Badge Priorities: Where Builds Succeed or Fall Apart
Badges are where a theoretically sound build either comes to life or gets exposed. The community consensus on badge prioritization follows a tiered logic: invest heavily in the badges that directly support your build's primary function, get the necessary threshold badges that affect animations and stat boosts, and be strategic rather than spread-thin with your remaining slots.
For Finishing-focused builds, the essential badges cluster around contact layup and dunk frequency. Getting a Posterizer or Contact Finisher to a high tier means your build capitalizes on the drives that your Slashing attributes open up, rather than getting blocked or having layups fall short against interior defenders.

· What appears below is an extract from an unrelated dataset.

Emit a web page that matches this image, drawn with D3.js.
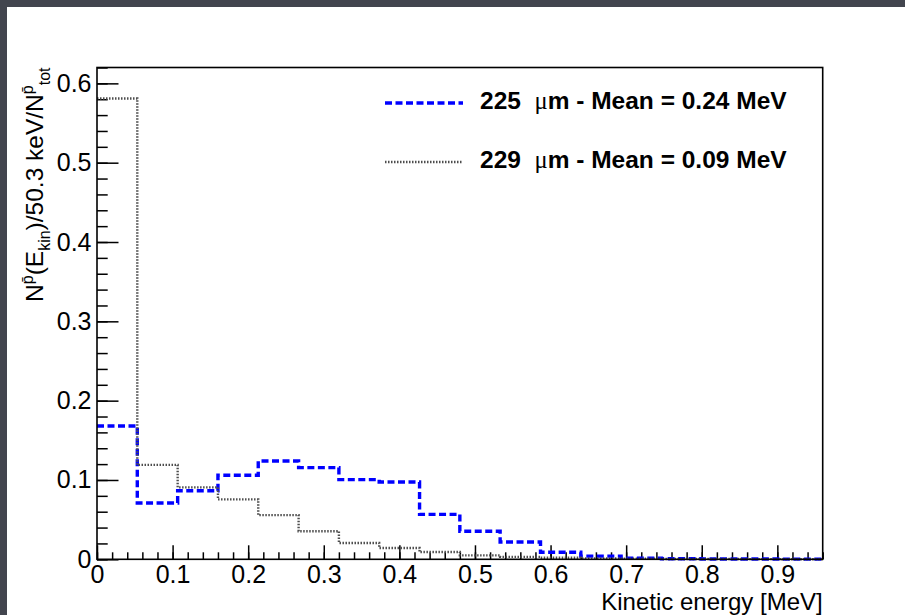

These badges compound the value of your finishing attributes in a way that no amount of extra attribute points can fully replicate.
Shooting builds live and die by their badge selection in a different way. The shooting badge meta has consistently rewarded players who invest in catch-and-shoot and off-dribble shooting consistency badges over purely adding Hot Zone Hunter situations, because consistency badges work across more scenarios and game situations. A shooter who hits in catch-and-shoot situations but bricks mid-range pull-ups is half a build.
Playmaking badges deserve special attention because they affect your teammates as well as your own game. Ball Handling and passing badges that boost your teammates' open shot ratings or speed up your own pull-up game are multipliers: they make your entire team better, not just your individual numbers.
On defense, the community generally agrees that you shouldn't sacrifice primary offensive badge depth for defensive badges unless you're building a dedicated two-way or lockdown build. Spreading badge points too thin across both sides of the ball produces a player who's average everywhere and elite nowhere.
Putting the Build Together
The strongest builds in the current meta share a common design philosophy: identify one or two things your player does at an elite level, hit the mobility threshold that allows those skills to express themselves fully, maximize wingspan within acceptable mobility costs, and badge up specifically around your primary function rather than trying to cover every gap.
The builds that consistently perform in competitive modes, whether that's grinding the Park or running organized Pro-Am, are the ones where every decision from height to badge selection reinforces the same core identity. A Playmaking Shot Creator who has hit their speed with ball threshold, maxed their wingspan for the position, and invested badge points in off-dribble shooting and passing will outperform a theoretically higher-rated build that tried to do everything and mastered nothing. Clarity of purpose, backed by smart physical and badge decisions, is what separates the builds that dominate from the ones collecting dust in the MyPlayer menu.